Literal Translation: Go comb monkeys
Meaning: Telling someone to get lost
i.e: Telling someone to leave you alone
Simply put: buzz off
Perfectly adequate moments to use it:
– the guy on the beach trying to sell you sunglasses when you already have a pair on your face
– directed towards all mosquitos in the world
– the cat that keeps whipping my face with it’s tail (I’m allergic to cats)
#5 Portuguese Idiom: Viajar na Maionese

Literal Translation: Travel in the mayonnaise
Meaning: To be daydreaming
i.e: Not paying attention or have crazy unrealistic ideas
Simply put: have the attention span of a fruit fly or the expectations of a Disney princess
Perfectly adequate moments to use it:
– Any of the 10,000 times you think about life in the Maldives during the workday
– Your partner says you will never buy a dog (I most certainly will)

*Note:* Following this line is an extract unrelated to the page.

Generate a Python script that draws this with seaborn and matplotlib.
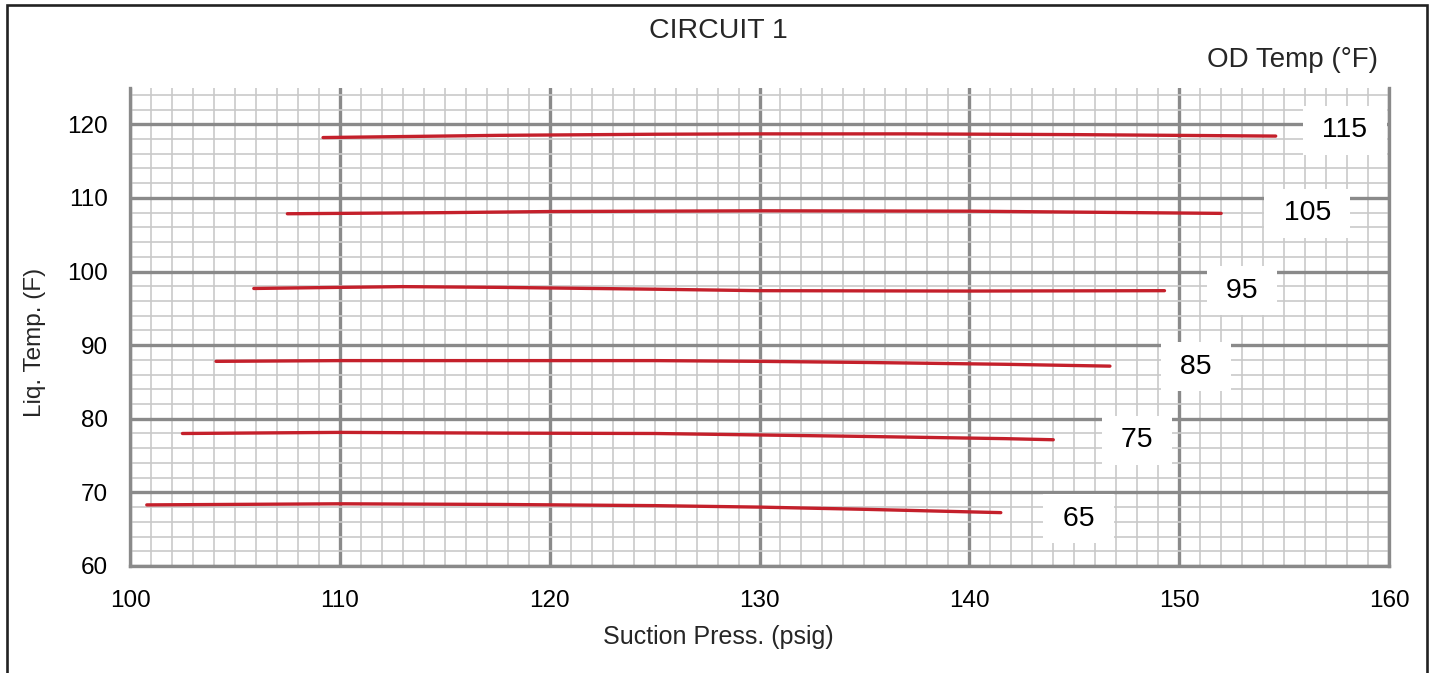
import numpy as np
import pandas as pd
import matplotlib
matplotlib.use("Agg")
import matplotlib.pyplot as plt
from matplotlib.patches import Rectangle
from matplotlib.ticker import MultipleLocator
import seaborn as sns

# OD temp curves (suction press psig -> liquid temp F)
od_temps = [65, 75, 85, 95, 105, 115]

press_65 = [100.8, 110, 117.6, 125, 130, 135, 141.5]
liq_65 = [68.3, 68.45, 68.36, 68.2, 68.0, 67.7, 67.25]

press_75 = [102.5, 110, 117.6, 125, 130, 135, 141.7, 144.0]
liq_75 = [78.0, 78.15, 78.05, 78.0, 77.8, 77.6, 77.3, 77.15]

press_85 = [104.1, 110, 117.6, 125, 130, 135, 141.7, 146.7]
liq_85 = [87.8, 87.9, 87.9, 87.9, 87.8, 87.65, 87.4, 87.15]

press_95 = [105.9, 110, 113, 117.6, 125, 130, 140, 149.3]
liq_95 = [97.7, 97.85, 97.95, 97.85, 97.6, 97.4, 97.35, 97.4]

press_105 = [107.5, 115, 120, 130, 140, 148, 152.0]
liq_105 = [107.85, 108.0, 108.15, 108.25, 108.2, 108.0, 107.9]

press_115 = [109.2, 117.6, 125, 130, 137, 145, 154.6]
liq_115 = [118.2, 118.5, 118.65, 118.7, 118.7, 118.6, 118.4]

# curve label positions
label_x = [145.2, 148.0, 150.8, 153.0, 156.1, 157.9]
label_y = [66.4, 77.05, 87.1, 97.4, 107.9, 119.2]

pressures = [press_65, press_75, press_85, press_95, press_105, press_115]
liq_temps = [liq_65, liq_75, liq_85, liq_95, liq_105, liq_115]

rows = []
for od, px, ly in zip(od_temps, pressures, liq_temps):
    for a, b in zip(px, ly):
        rows.append({"od": od, "press": a, "liq": b})
df = pd.DataFrame(rows)

sns.set_style("white")
plt.rcParams["font.family"] = ["Liberation Sans", "DejaVu Sans"]

red = "#c4202b"
major_c = "#8a8a8a"
minor_c = "#c9c9c9"

fig = plt.figure(figsize=(14.32, 6.73), dpi=100)
ax = fig.add_axes([130/1432, 1-566/673, (1389-130)/1432, (566-87.5)/673])

ax.set_xlim(100, 160)
ax.set_ylim(60, 125)
ax.xaxis.set_major_locator(MultipleLocator(10))
ax.xaxis.set_minor_locator(MultipleLocator(1))
ax.yaxis.set_major_locator(MultipleLocator(10))
ax.yaxis.set_minor_locator(MultipleLocator(2))
ax.grid(which="minor", color=minor_c, linewidth=1.2, zorder=0)
ax.grid(which="major", color=major_c, linewidth=2.4, zorder=1)
ax.set_axisbelow(True)

sns.lineplot(data=df, x="press", y="liq", hue="od", units="od", estimator=None,
             palette={k: red for k in od_temps}, linewidth=2.4, legend=False,
             sort=True, ax=ax, zorder=3)

for od, tx, ty in zip(od_temps, label_x, label_y):
    ax.text(tx, ty, f" {od} ", fontsize=20.5, ha="center", va="center", zorder=4,
            color="black",
            bbox=dict(boxstyle="square,pad=0.4", fc="white", ec="none"))

ax.spines["top"].set_visible(False)
for side in ["left", "bottom", "right"]:
    ax.spines[side].set_color(major_c)
    ax.spines[side].set_linewidth(2.4)

ax.tick_params(axis="both", which="both", length=0, labelsize=17.5, colors="black")
ax.tick_params(axis="x", pad=17)
ax.tick_params(axis="y", pad=16)
ax.set_xlabel("")
ax.set_ylabel("")

fig.text(718/1432, 1-637/673, "Suction Press. (psig)", fontsize=18, ha="center", va="center")
fig.text(35/1432, 1-342/673, "Liq. Temp. (F)", fontsize=17.5, ha="center", va="center", rotation=90)
fig.text(718/1432, 1-31/673, "CIRCUIT 1", fontsize=20.5, ha="center", va="center")
fig.text(1378/1432, 1-60/673, "OD Temp (°F)", fontsize=20, ha="right", va="center")

fig.patches.append(Rectangle((7.5/1432, -0.05), (1427-7.5)/1432, 1.05-5/673,
                             transform=fig.transFigure, fill=False,
                             ec="#222222", lw=1.9))

fig.savefig("out.png", dpi=100)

– You think one day you might pay off your student loan
Finally One Portuguese idiom you do not need in your life
Phrase: Dor do cotovelo
Literal Translation: Elbow pain
Meaning: Heartbroken, coming from the idea that girls when they were heartbroken would stare out the window with their head in their hands, leaning on their elbows.
You most certainly don’t need this phrase in your life because you are a rock star that does not need to mope about a breakup. Be sad, eat some ice-cream, but never hurt your elbows by staring out the window after a lost cause.
4 Comments. Leave new
haha I love these idioms! I was certainly not traveling in the mayonnaise whilst reading this post!

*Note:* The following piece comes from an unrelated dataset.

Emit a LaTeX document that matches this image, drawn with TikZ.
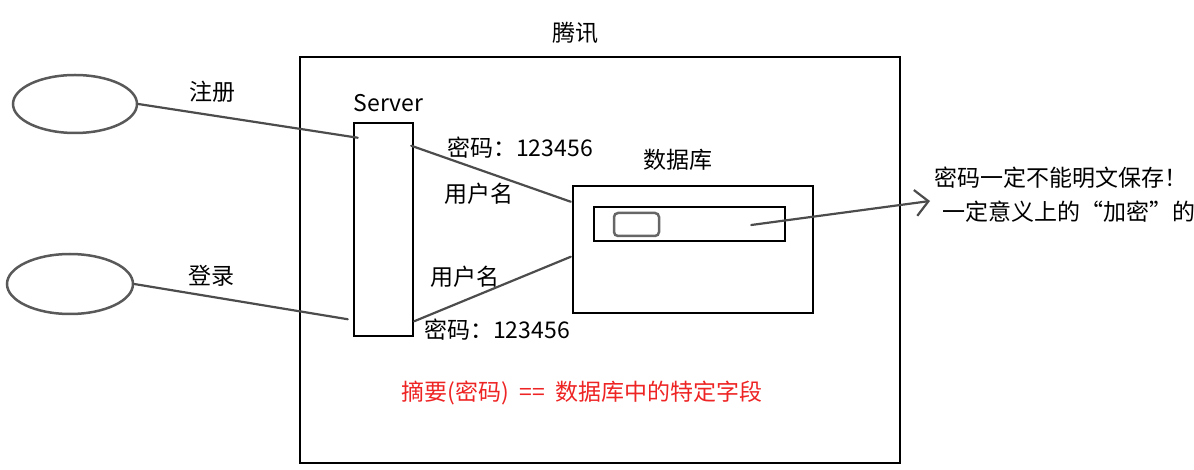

Travel in the mayonnaise! What a great post- very much enjoyed reading. I’m sure we have some hilarious idioms in English as well!
These are amazing! I love learning idioms in foreign languages. I think they often express things I’ve been searching for for a long time! And sometimes they’re just hilarious. Go comb monkeys. I think that might be my new line 🙂 (closely aligns with another recent favourite of mine: not my circus, not my monkeys!)
I spend quite a bit of time with people veritably stuck in the mayonnaise up to their waists ??